◆ PROBLEM DETAILS
Each line that includes the string "code" counts once; give the total and nothing else.

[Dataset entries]
(begin)

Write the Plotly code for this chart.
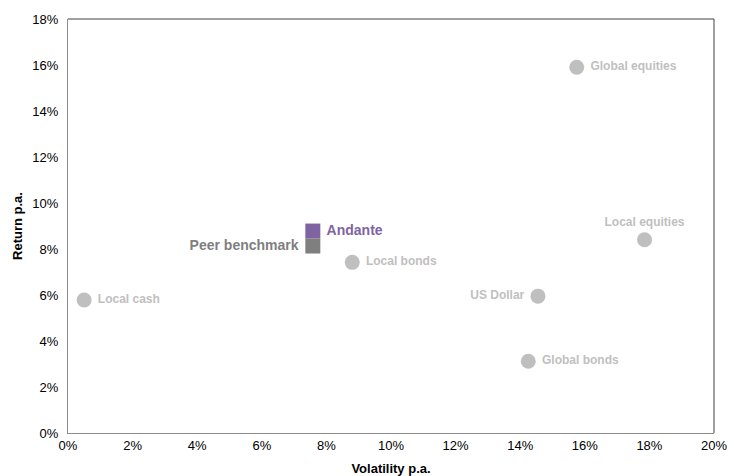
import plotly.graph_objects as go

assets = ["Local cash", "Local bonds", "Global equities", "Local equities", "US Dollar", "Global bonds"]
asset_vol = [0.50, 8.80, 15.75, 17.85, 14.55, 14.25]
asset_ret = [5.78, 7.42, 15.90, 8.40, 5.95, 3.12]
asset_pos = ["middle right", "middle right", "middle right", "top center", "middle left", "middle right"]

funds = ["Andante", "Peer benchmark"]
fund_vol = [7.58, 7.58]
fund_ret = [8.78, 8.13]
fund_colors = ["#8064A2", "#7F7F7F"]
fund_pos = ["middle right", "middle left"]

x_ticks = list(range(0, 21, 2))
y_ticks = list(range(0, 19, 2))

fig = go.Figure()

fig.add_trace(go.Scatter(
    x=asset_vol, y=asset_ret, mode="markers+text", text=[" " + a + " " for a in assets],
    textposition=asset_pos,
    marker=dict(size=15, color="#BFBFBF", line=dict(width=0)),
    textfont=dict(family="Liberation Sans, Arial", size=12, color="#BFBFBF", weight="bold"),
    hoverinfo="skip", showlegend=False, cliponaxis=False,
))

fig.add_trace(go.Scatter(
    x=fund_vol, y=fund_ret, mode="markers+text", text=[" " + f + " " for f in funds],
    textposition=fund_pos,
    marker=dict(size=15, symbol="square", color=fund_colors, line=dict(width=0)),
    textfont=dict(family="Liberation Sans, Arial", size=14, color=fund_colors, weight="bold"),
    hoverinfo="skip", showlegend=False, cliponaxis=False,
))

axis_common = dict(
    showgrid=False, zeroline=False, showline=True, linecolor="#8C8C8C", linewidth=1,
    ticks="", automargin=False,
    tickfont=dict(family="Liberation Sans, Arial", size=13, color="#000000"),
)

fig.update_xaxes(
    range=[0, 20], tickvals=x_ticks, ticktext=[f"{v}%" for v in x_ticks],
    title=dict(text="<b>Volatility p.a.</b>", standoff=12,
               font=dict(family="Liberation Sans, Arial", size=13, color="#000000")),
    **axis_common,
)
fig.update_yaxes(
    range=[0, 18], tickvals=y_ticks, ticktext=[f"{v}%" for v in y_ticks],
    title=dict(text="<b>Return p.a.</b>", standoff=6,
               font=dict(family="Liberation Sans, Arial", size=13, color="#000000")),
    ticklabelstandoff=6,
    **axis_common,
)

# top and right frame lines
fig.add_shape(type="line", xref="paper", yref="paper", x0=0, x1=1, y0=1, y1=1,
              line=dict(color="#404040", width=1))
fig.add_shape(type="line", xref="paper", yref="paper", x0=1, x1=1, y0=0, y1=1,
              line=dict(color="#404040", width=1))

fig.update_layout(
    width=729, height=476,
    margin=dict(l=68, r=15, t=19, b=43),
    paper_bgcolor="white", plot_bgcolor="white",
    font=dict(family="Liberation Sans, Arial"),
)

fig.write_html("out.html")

(end)
(begin)

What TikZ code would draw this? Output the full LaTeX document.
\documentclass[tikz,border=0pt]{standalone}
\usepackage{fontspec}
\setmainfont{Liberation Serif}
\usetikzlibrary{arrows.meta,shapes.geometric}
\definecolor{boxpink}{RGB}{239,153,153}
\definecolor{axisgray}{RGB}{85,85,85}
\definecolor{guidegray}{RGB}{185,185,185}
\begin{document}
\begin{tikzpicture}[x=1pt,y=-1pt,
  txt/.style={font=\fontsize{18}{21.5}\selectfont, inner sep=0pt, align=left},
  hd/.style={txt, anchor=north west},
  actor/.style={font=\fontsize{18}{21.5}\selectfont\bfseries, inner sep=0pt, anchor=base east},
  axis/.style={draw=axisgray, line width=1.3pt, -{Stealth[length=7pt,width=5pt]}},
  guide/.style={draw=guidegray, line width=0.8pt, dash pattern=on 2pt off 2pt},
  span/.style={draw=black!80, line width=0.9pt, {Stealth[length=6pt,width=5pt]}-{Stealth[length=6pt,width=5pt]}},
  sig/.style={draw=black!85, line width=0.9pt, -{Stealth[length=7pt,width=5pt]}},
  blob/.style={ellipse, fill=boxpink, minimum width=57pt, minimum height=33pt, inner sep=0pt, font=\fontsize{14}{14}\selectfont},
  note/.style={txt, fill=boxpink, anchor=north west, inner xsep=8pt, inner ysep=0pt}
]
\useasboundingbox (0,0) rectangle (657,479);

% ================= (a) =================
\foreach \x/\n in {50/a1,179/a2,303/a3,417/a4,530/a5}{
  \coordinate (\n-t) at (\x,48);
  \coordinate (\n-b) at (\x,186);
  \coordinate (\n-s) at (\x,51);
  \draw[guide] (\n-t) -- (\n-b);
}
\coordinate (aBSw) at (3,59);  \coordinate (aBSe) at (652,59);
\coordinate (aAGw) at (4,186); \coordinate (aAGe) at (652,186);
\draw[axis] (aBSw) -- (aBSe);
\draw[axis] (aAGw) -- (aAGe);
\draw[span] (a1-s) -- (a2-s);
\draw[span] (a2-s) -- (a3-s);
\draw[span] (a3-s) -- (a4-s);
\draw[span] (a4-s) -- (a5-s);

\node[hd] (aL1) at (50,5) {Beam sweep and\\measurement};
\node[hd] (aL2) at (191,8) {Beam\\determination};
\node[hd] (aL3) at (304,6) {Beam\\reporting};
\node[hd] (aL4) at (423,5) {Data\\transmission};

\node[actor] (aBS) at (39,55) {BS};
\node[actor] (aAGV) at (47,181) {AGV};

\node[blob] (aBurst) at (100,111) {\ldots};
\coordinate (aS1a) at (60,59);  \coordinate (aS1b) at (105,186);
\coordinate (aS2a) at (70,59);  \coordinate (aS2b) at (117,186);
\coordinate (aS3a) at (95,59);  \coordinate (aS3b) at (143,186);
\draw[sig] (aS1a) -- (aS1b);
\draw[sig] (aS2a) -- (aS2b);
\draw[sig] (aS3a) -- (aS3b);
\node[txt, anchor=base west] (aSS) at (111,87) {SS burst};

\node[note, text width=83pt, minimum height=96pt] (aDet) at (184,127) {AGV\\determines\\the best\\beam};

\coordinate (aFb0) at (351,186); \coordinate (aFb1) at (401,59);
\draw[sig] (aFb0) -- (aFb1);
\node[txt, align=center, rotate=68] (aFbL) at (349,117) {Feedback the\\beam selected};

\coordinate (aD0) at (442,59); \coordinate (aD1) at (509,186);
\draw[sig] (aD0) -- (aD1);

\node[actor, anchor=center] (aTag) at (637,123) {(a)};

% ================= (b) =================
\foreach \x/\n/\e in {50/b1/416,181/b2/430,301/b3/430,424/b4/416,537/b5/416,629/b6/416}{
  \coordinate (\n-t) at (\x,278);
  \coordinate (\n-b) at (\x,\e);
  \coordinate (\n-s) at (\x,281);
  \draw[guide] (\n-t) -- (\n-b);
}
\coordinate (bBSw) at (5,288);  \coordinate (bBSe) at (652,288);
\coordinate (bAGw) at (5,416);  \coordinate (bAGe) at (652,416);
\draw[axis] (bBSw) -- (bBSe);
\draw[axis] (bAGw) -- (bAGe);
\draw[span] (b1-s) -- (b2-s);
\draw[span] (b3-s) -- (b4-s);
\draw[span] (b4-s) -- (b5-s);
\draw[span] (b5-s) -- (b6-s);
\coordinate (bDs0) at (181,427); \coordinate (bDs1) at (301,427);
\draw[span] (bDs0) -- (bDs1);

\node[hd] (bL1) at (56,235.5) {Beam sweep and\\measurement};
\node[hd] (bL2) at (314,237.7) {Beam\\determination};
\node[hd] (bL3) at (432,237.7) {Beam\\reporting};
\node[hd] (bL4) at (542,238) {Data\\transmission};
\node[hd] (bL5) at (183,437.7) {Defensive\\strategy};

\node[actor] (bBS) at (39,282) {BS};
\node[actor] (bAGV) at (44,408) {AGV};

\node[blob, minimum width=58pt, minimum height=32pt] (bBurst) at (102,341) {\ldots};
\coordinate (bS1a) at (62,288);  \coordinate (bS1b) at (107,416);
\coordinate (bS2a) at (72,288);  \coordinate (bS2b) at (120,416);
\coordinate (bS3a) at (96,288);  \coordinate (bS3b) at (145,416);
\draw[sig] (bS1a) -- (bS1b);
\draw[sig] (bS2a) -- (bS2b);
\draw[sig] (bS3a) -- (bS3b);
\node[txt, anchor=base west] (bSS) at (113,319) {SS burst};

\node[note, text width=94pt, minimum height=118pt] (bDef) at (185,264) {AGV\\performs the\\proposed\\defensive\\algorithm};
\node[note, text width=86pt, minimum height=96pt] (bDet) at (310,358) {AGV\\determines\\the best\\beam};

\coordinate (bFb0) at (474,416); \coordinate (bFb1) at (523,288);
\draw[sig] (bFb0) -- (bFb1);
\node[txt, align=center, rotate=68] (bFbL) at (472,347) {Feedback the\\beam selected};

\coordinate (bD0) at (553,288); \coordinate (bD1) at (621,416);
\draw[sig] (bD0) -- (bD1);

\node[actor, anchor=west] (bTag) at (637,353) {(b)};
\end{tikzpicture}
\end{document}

(end)

◆ COMPLETE ANSWER
2